▶ [What you have to do]
Give all of the lines again exactly as they read.

# # # # #

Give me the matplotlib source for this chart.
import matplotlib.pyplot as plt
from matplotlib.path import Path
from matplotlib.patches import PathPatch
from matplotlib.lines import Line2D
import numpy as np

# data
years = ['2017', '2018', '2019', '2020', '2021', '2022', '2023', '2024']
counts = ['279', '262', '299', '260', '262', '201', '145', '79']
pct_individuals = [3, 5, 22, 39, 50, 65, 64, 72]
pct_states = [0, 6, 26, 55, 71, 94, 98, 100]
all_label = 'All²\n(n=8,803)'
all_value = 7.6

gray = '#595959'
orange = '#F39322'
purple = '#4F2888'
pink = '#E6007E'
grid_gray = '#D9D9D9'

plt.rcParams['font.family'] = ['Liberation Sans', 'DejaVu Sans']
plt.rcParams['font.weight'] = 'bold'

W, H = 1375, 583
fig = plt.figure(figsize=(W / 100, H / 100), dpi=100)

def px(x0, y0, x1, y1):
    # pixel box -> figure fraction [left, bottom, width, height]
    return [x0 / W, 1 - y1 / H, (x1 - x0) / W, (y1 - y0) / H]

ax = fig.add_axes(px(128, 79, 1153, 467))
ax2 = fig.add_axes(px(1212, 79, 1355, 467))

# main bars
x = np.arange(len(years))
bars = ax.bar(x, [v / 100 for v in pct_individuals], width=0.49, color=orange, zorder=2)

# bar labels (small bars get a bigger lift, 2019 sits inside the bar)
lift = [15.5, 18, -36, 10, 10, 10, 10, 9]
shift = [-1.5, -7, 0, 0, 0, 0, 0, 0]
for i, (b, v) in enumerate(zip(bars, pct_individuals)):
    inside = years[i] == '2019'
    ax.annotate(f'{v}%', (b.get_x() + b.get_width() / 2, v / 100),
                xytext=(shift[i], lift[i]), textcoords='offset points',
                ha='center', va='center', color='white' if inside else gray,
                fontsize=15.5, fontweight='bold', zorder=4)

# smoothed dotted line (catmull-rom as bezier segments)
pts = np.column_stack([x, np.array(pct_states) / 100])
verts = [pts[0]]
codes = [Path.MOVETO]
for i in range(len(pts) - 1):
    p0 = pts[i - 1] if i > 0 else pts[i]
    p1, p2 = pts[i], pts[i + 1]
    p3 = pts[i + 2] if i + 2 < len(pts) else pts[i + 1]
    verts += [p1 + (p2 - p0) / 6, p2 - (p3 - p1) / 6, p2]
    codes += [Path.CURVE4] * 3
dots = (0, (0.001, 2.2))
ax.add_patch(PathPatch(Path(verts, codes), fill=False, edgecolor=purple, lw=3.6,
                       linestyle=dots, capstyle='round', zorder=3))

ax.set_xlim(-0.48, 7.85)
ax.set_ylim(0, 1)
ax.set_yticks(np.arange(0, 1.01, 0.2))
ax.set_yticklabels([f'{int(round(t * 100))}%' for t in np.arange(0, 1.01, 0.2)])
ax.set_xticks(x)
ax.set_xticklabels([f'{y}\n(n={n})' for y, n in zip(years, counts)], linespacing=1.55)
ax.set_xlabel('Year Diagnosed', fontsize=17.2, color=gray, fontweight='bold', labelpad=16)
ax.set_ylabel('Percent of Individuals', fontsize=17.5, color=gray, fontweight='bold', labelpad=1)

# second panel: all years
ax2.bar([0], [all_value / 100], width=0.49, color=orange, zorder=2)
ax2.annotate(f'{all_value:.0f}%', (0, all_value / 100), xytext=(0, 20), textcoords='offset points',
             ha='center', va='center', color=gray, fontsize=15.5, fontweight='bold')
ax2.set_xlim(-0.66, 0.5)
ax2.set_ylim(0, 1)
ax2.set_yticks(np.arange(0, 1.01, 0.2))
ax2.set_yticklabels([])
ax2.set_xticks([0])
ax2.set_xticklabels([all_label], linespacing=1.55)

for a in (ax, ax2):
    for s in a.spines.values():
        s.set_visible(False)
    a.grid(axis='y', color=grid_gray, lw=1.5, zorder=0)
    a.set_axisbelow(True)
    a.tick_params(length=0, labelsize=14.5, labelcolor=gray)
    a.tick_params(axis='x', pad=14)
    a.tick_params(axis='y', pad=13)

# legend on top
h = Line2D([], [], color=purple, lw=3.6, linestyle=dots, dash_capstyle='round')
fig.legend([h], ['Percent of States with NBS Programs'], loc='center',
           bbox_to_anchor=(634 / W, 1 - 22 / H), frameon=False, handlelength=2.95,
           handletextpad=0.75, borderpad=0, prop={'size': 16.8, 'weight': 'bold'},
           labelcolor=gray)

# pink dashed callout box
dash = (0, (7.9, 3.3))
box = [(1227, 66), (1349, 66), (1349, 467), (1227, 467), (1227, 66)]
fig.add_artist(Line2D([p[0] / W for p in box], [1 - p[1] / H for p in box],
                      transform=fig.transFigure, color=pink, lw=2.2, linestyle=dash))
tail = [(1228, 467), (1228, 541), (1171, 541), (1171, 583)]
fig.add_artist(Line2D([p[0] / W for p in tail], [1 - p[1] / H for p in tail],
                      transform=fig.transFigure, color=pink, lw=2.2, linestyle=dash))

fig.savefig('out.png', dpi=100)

# # # # #

▶ [Solution for this exercise]
Give me the matplotlib source for this chart.
import matplotlib.pyplot as plt
from matplotlib.path import Path
from matplotlib.patches import PathPatch
from matplotlib.lines import Line2D
import numpy as np

# data
years = ['2017', '2018', '2019', '2020', '2021', '2022', '2023', '2024']
counts = ['279', '262', '299', '260', '262', '201', '145', '79']
pct_individuals = [3, 5, 22, 39, 50, 65, 64, 72]
pct_states = [0, 6, 26, 55, 71, 94, 98, 100]
all_label = 'All²\n(n=8,803)'
all_value = 7.6

gray = '#595959'
orange = '#F39322'
purple = '#4F2888'
pink = '#E6007E'
grid_gray = '#D9D9D9'

plt.rcParams['font.family'] = ['Liberation Sans', 'DejaVu Sans']
plt.rcParams['font.weight'] = 'bold'

W, H = 1375, 583
fig = plt.figure(figsize=(W / 100, H / 100), dpi=100)

def px(x0, y0, x1, y1):
    # pixel box -> figure fraction [left, bottom, width, height]
    return [x0 / W, 1 - y1 / H, (x1 - x0) / W, (y1 - y0) / H]

ax = fig.add_axes(px(128, 79, 1153, 467))
ax2 = fig.add_axes(px(1212, 79, 1355, 467))

# main bars
x = np.arange(len(years))
bars = ax.bar(x, [v / 100 for v in pct_individuals], width=0.49, color=orange, zorder=2)

# bar labels (small bars get a bigger lift, 2019 sits inside the bar)
lift = [15.5, 18, -36, 10, 10, 10, 10, 9]
shift = [-1.5, -7, 0, 0, 0, 0, 0, 0]
for i, (b, v) in enumerate(zip(bars, pct_individuals)):
    inside = years[i] == '2019'
    ax.annotate(f'{v}%', (b.get_x() + b.get_width() / 2, v / 100),
                xytext=(shift[i], lift[i]), textcoords='offset points',
                ha='center', va='center', color='white' if inside else gray,
                fontsize=15.5, fontweight='bold', zorder=4)

# smoothed dotted line (catmull-rom as bezier segments)
pts = np.column_stack([x, np.array(pct_states) / 100])
verts = [pts[0]]
codes = [Path.MOVETO]
for i in range(len(pts) - 1):
    p0 = pts[i - 1] if i > 0 else pts[i]
    p1, p2 = pts[i], pts[i + 1]
    p3 = pts[i + 2] if i + 2 < len(pts) else pts[i + 1]
    verts += [p1 + (p2 - p0) / 6, p2 - (p3 - p1) / 6, p2]
    codes += [Path.CURVE4] * 3
dots = (0, (0.001, 2.2))
ax.add_patch(PathPatch(Path(verts, codes), fill=False, edgecolor=purple, lw=3.6,
                       linestyle=dots, capstyle='round', zorder=3))

ax.set_xlim(-0.48, 7.85)
ax.set_ylim(0, 1)
ax.set_yticks(np.arange(0, 1.01, 0.2))
ax.set_yticklabels([f'{int(round(t * 100))}%' for t in np.arange(0, 1.01, 0.2)])
ax.set_xticks(x)
ax.set_xticklabels([f'{y}\n(n={n})' for y, n in zip(years, counts)], linespacing=1.55)
ax.set_xlabel('Year Diagnosed', fontsize=17.2, color=gray, fontweight='bold', labelpad=16)
ax.set_ylabel('Percent of Individuals', fontsize=17.5, color=gray, fontweight='bold', labelpad=1)

# second panel: all years
ax2.bar([0], [all_value / 100], width=0.49, color=orange, zorder=2)
ax2.annotate(f'{all_value:.0f}%', (0, all_value / 100), xytext=(0, 20), textcoords='offset points',
             ha='center', va='center', color=gray, fontsize=15.5, fontweight='bold')
ax2.set_xlim(-0.66, 0.5)
ax2.set_ylim(0, 1)
ax2.set_yticks(np.arange(0, 1.01, 0.2))
ax2.set_yticklabels([])
ax2.set_xticks([0])
ax2.set_xticklabels([all_label], linespacing=1.55)

for a in (ax, ax2):
    for s in a.spines.values():
        s.set_visible(False)
    a.grid(axis='y', color=grid_gray, lw=1.5, zorder=0)
    a.set_axisbelow(True)
    a.tick_params(length=0, labelsize=14.5, labelcolor=gray)
    a.tick_params(axis='x', pad=14)
    a.tick_params(axis='y', pad=13)

# legend on top
h = Line2D([], [], color=purple, lw=3.6, linestyle=dots, dash_capstyle='round')
fig.legend([h], ['Percent of States with NBS Programs'], loc='center',
           bbox_to_anchor=(634 / W, 1 - 22 / H), frameon=False, handlelength=2.95,
           handletextpad=0.75, borderpad=0, prop={'size': 16.8, 'weight': 'bold'},
           labelcolor=gray)

# pink dashed callout box
dash = (0, (7.9, 3.3))
box = [(1227, 66), (1349, 66), (1349, 467), (1227, 467), (1227, 66)]
fig.add_artist(Line2D([p[0] / W for p in box], [1 - p[1] / H for p in box],
                      transform=fig.transFigure, color=pink, lw=2.2, linestyle=dash))
tail = [(1228, 467), (1228, 541), (1171, 541), (1171, 583)]
fig.add_artist(Line2D([p[0] / W for p in tail], [1 - p[1] / H for p in tail],
                      transform=fig.transFigure, color=pink, lw=2.2, linestyle=dash))

fig.savefig('out.png', dpi=100)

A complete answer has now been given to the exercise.